Five years ago, Matt Leahy took over this shop from Maguire’s. Since then, it’s been Matt the Butcher’s and all his regular customers seem to love him.

“Business is good. Very steady,” Matt tells me. In fact, several customers come and go throughout the interview. One, who wanted to be known simply as ‘Christy, the greatest Kerry football fan of all time’ gave Matt a hearty recommendation, saying his products are 100 per cent, “Brilliant meat,” he added before leaving with a pound of streaky bacon.

If sustainability and buying local is key to you, then you can’t go wrong at in Matt’s. All their fresh meat is Irish; the beef and lamb is from Killorglin, the Bronze Turkeys are from Newcastle West, the free-range turkeys are from Middleton, and the hams are all Limerick hams.

“Environmental issues are a concern for me, both personally and professionally. I have a 12 year old son who is practically a member of Green Peace!” he says. But joking aside, Matt is genuinely interested in cutting down, or even eliminating, the plastic products he uses in his shop. He shows me a prototype bag, made from compostable paper, that’s sealable and might be the answer to the plastic conundrum.

“The only issue preventing me at the moment is cost. Currently, this sort of bag is six times the price of the plastic bags. But the cost will come down. It has to as more and more people demand it.”

Currently, some well-prepared, clever customers bring their own Tupperware to Matt’s. What a great idea for a worth-while new-year’s resolution – shop with Tupperware.

“Absolutely. I’d love to see more people do it. In our new shop, we’ll be using different packaging, moving away from plastic altogether. In fact, a lot of our pre-prepared joints are sold in recyclable, metal containers, and they also serve as the roasting tin so it’s straight from shelf to oven.”

That’s right folks. Matt the Butcher’s will be moving in April next year to Russell Street, so exciting times ahead. The friendly service and first rate meat will remain the same though.

“Oh, yes.”

How many times a week does a butcher eat meat, I ask.

“Personally, seven,” Matt says without hesitation, clearly a fan of his own product. “The family orders pizza on Friday nights, but I still have a steak,” he smiles.

What’s your favourite meat to have for dinner?

“Bacon and cabbage,” he replies, in true Irish fashion. “But I like roast beef with all the trimmings too.”

Who is your typical customer and what do they like?

“Actually, we have a wide range of customer, from the mature housewife to singletons.
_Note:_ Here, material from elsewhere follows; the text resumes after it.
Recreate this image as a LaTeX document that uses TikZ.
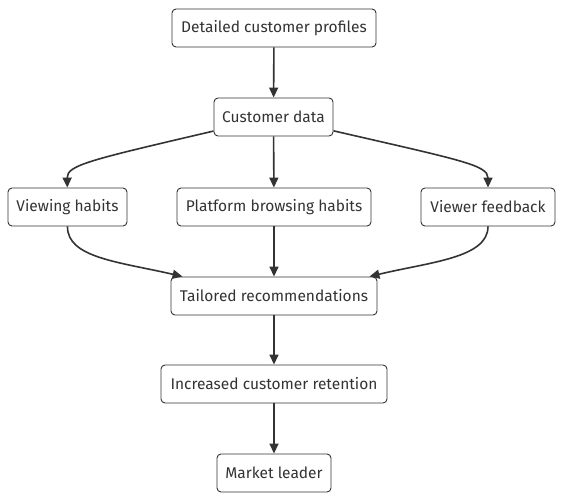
\documentclass[tikz,border=0pt]{standalone}
\usepackage{fontspec}
\setmainfont{Fira Sans}
\usetikzlibrary{arrows.meta}
\definecolor{flowdark}{RGB}{51,51,51}
\tikzset{
  box/.style={draw=flowdark, fill=white, line width=0.9pt, rounded corners=4pt,
    minimum height=38pt, inner xsep=6pt, text=flowdark,
    font=\fontsize{15.5}{18}\selectfont},
  flow/.style={draw=flowdark, line width=1.6pt, -{Triangle[length=10pt,width=9pt]}}
}
\begin{document}
\begin{tikzpicture}[x=1pt,y=-1pt]
  \useasboundingbox (0,0) rectangle (564,500);
  % boxes
  \node[box, minimum width=204pt] (profiles) at (274,28) {Detailed customer profiles};
  \node[box, minimum width=119pt] (custdata) at (273.5,117) {Customer data};
  \node[box, minimum width=119pt] (viewing) at (67.5,207) {Viewing habits};
  \node[box, minimum width=194pt] (browsing) at (274,207) {Platform browsing habits};
  \node[box, minimum width=134pt] (feedback) at (488,207) {Viewer feedback};
  \node[box, minimum width=206pt] (tailored) at (274,296) {Tailored recommendations};
  \node[box, minimum width=226pt] (retention) at (274,384) {Increased customer retention};
  \node[box, minimum width=114pt] (leader) at (274,473) {Market leader};
  % connectors
  \draw[flow] (profiles) -- (custdata);
  \draw[flow] (custdata) .. controls (90,160) and (67,165) .. (viewing);
  \draw[flow] (custdata) -- (browsing);
  \draw[flow] (custdata) .. controls (460,160) and (488,165) .. (feedback);
  \draw[flow] (viewing.south) .. controls (67,258) and (120,262) .. ([xshift=12pt]tailored.north west);
  \draw[flow] (browsing) -- (tailored);
  \draw[flow] (feedback.south) .. controls (488,258) and (430,262) .. ([xshift=-8pt]tailored.north east);
  \draw[flow] (tailored) -- (retention);
  \draw[flow] (retention) -- (leader);
\end{tikzpicture}
\end{document}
Chicken and lamb followed by beef is very popular. Lean steak minced. Striploin. Stir fry and added value products are popular with the younger customers who are working. We try to provide quick and healthy meals. Everything is made onsite. We have a special recipe for beef stir fry and it sells well so we’ve never changed it. Customer feedback helped us to create it.”

If you shop in Matt’s you’ll be in good company. They currently supply The Brogue Inn, New Yorkers, Yummy’s, Hillbilly’s, Escala, Wild, The Roast House and MJ’s Diner, to mention just a few.

Matt the Butcher’s is closed on Christmas day and St Stephen’s day but reopens on Friday the 27th. “People want normal food by then,” he tells me. “They are tired of large joints so they buy chops and sausages, things like that. It’s business as usual. Until new year’s eve when we sell joints of beef, more turkeys and legs of lamb.”

Finally, I ask Matt how he will spend Christmas this year.

“Relaxing with the family, and a visit to my parents.”

Sounds perfect. Wishing a very happy Christmas to all the butchers in Tralee!